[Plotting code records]
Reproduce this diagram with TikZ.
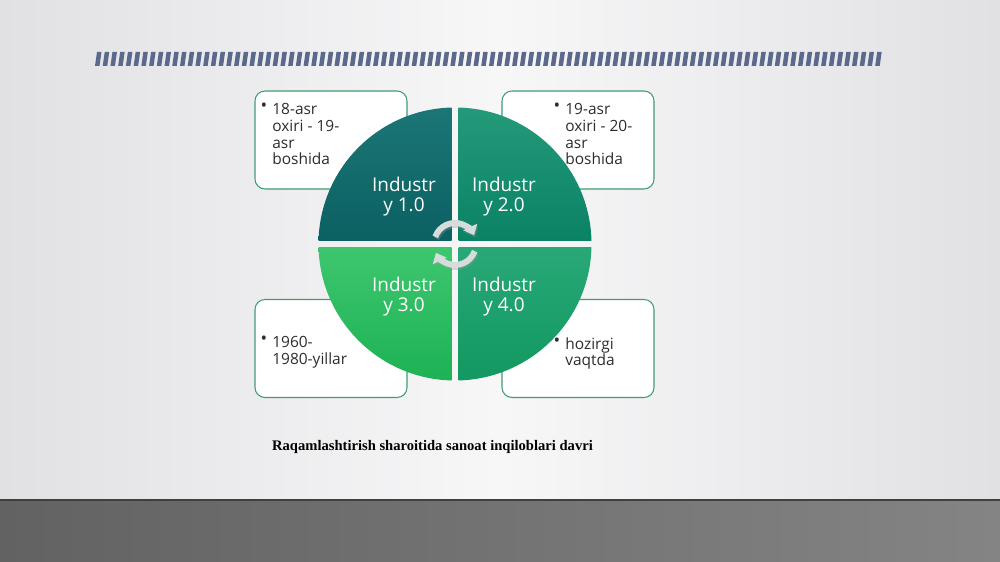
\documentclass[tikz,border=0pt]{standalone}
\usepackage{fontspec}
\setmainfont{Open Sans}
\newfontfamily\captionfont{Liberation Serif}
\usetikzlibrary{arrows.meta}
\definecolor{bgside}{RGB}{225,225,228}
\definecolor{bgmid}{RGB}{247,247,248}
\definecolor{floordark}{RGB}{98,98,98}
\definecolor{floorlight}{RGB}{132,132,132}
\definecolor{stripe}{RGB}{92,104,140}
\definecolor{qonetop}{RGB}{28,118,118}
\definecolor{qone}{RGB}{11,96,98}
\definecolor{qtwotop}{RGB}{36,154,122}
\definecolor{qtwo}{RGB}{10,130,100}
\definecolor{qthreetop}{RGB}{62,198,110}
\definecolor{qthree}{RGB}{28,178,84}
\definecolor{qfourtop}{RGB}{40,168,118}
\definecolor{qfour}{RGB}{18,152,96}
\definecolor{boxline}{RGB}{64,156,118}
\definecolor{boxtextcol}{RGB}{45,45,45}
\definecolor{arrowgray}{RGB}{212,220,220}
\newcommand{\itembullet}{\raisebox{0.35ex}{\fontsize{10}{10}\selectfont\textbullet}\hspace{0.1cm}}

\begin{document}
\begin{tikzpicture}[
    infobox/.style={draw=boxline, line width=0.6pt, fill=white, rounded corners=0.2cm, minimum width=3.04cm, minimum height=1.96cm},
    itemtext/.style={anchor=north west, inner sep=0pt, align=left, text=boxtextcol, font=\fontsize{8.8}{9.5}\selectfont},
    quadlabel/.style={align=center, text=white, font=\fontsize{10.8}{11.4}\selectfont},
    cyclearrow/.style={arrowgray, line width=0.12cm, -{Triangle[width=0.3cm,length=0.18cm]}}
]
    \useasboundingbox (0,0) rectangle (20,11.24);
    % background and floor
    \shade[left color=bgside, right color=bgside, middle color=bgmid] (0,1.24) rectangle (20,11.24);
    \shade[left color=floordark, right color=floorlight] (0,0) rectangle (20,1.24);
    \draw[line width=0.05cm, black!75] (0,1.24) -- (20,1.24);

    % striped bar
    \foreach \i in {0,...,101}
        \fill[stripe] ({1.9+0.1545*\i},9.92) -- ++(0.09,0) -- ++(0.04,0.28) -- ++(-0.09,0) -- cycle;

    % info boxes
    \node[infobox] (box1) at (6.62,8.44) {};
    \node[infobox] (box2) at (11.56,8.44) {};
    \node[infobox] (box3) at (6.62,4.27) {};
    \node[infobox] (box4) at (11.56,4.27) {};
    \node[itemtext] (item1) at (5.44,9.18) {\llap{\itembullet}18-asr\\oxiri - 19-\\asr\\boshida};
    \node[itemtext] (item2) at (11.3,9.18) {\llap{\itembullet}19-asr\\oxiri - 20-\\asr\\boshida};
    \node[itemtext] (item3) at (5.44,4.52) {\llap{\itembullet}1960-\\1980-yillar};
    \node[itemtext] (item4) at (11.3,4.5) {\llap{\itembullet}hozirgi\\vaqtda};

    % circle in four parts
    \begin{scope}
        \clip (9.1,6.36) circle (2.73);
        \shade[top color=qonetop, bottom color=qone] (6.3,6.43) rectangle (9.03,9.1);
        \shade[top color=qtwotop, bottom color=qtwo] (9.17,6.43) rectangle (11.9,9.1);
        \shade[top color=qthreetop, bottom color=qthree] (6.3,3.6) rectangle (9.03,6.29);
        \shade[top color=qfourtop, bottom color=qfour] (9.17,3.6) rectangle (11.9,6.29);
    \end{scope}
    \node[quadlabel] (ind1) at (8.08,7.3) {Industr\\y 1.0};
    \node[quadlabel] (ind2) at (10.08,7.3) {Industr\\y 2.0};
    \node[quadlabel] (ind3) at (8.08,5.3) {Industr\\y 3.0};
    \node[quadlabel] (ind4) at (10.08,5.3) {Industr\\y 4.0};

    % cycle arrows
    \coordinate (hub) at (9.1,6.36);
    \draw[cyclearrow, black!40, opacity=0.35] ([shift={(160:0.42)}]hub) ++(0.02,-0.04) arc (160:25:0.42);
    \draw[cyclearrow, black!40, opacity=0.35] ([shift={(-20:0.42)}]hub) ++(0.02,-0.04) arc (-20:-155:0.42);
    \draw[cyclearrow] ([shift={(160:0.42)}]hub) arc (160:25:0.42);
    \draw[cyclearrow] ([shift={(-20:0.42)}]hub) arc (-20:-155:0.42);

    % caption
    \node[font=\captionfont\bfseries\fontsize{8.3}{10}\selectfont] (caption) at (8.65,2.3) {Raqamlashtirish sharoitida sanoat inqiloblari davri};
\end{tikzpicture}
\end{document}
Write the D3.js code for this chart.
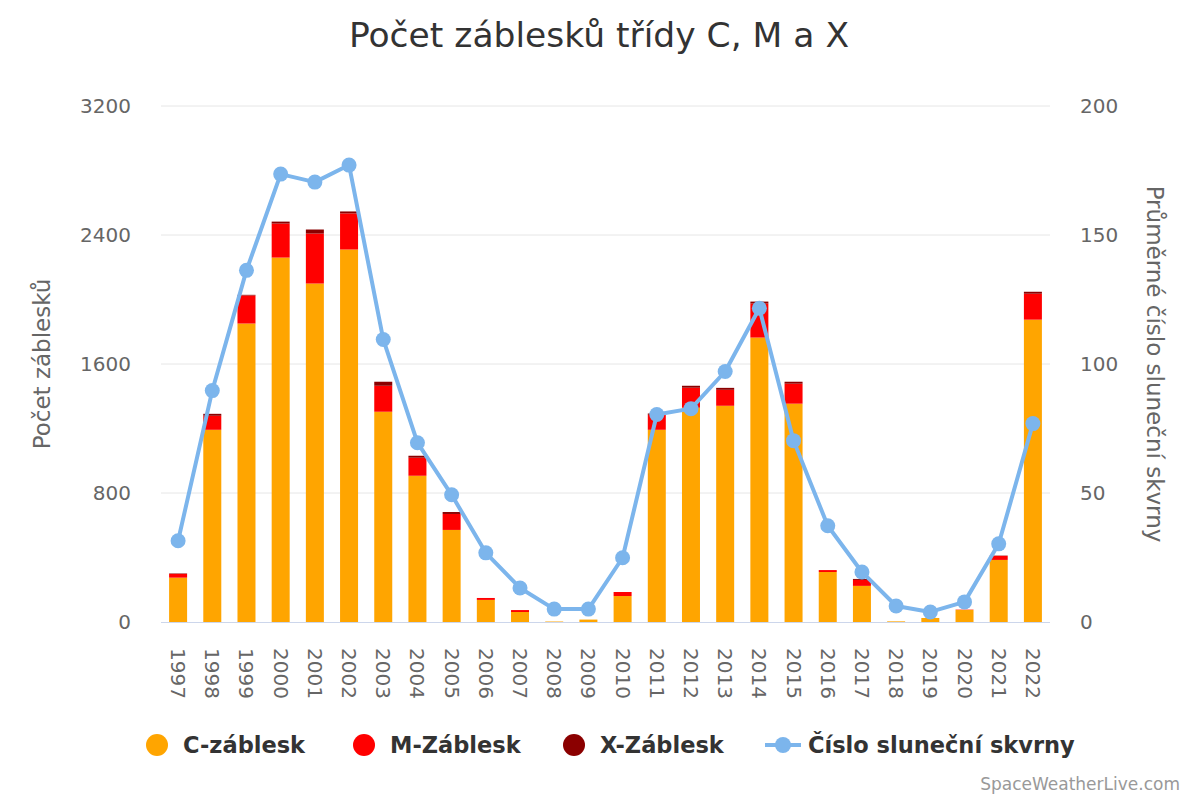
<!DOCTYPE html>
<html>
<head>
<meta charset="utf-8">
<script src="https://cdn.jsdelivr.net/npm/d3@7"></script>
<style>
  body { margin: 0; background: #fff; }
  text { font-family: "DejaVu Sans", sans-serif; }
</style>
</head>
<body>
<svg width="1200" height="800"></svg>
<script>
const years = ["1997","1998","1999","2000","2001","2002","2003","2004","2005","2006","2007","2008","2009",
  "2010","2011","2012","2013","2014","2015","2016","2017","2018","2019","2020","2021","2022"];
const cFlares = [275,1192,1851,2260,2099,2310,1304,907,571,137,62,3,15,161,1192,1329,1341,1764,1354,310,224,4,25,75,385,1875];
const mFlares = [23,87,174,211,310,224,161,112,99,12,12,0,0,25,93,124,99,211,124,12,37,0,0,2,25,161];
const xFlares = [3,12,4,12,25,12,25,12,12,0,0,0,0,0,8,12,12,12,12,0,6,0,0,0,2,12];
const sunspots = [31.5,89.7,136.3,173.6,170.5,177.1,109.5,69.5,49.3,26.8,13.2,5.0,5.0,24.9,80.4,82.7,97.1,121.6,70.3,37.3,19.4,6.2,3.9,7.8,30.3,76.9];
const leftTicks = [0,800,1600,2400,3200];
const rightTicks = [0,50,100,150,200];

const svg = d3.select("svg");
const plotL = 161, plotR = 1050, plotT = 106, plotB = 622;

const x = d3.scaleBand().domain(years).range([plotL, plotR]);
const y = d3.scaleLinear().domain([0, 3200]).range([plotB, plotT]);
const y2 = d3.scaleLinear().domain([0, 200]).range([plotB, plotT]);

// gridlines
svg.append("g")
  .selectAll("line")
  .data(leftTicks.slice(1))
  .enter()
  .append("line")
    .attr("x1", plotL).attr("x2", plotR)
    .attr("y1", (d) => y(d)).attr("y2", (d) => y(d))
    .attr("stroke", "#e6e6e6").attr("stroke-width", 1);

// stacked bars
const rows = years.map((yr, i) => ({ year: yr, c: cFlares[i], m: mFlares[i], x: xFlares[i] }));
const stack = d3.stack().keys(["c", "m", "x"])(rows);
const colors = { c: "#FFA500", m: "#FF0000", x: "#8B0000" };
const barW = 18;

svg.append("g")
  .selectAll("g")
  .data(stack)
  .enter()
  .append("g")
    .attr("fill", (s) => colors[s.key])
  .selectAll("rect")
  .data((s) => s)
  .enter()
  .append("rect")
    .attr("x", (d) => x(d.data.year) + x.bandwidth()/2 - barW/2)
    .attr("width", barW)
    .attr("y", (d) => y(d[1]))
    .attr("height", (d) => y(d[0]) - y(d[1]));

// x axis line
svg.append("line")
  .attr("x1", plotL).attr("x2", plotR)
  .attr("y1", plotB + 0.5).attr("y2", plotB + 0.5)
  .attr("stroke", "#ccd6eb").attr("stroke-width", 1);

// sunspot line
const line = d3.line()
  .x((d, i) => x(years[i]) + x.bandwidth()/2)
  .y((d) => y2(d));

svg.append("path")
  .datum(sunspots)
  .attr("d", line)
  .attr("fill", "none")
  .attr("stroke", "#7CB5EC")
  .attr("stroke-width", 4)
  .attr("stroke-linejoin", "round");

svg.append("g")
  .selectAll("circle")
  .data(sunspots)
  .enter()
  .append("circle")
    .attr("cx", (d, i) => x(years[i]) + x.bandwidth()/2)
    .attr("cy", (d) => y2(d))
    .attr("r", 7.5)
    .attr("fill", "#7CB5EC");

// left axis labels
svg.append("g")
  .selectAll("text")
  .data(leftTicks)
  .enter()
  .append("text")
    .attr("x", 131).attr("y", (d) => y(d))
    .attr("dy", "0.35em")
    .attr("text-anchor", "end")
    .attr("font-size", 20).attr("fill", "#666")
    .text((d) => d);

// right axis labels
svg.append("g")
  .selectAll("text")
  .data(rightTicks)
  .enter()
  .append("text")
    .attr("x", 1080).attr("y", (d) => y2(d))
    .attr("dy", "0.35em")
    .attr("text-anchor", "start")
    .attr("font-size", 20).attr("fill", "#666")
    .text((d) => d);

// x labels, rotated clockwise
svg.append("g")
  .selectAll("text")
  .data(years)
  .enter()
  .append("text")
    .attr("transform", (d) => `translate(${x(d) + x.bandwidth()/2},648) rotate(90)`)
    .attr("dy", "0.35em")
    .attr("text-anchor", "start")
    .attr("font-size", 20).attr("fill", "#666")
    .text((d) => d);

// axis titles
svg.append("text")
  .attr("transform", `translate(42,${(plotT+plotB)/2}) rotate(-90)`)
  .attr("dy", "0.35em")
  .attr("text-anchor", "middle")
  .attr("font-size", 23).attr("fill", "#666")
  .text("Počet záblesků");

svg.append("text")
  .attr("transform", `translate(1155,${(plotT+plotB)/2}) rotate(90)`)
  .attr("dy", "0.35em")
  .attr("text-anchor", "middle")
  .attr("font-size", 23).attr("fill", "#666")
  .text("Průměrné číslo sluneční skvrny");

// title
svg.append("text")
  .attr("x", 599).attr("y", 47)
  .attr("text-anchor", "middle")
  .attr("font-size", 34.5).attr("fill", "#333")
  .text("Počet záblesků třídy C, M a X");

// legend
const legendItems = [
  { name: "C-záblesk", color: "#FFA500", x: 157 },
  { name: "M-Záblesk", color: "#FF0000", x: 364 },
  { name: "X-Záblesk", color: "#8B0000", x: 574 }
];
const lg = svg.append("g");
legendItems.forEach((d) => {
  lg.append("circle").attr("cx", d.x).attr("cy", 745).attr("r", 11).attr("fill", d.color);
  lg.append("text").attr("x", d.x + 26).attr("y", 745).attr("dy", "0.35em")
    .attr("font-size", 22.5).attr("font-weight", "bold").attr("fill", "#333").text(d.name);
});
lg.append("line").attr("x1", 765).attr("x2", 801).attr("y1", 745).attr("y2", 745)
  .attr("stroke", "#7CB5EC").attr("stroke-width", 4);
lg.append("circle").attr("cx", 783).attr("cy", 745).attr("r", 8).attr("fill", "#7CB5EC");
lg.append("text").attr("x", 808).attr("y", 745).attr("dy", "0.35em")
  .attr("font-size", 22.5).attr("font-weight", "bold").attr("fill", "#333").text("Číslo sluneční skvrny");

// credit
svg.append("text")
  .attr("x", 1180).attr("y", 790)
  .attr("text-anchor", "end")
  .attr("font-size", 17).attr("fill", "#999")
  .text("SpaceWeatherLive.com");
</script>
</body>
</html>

#### WORK REQUIRED:
Identify and copy all lines with the word "this".

#### REPLY:
Reproduce this diagram with TikZ.
Write the D3.js code for this chart.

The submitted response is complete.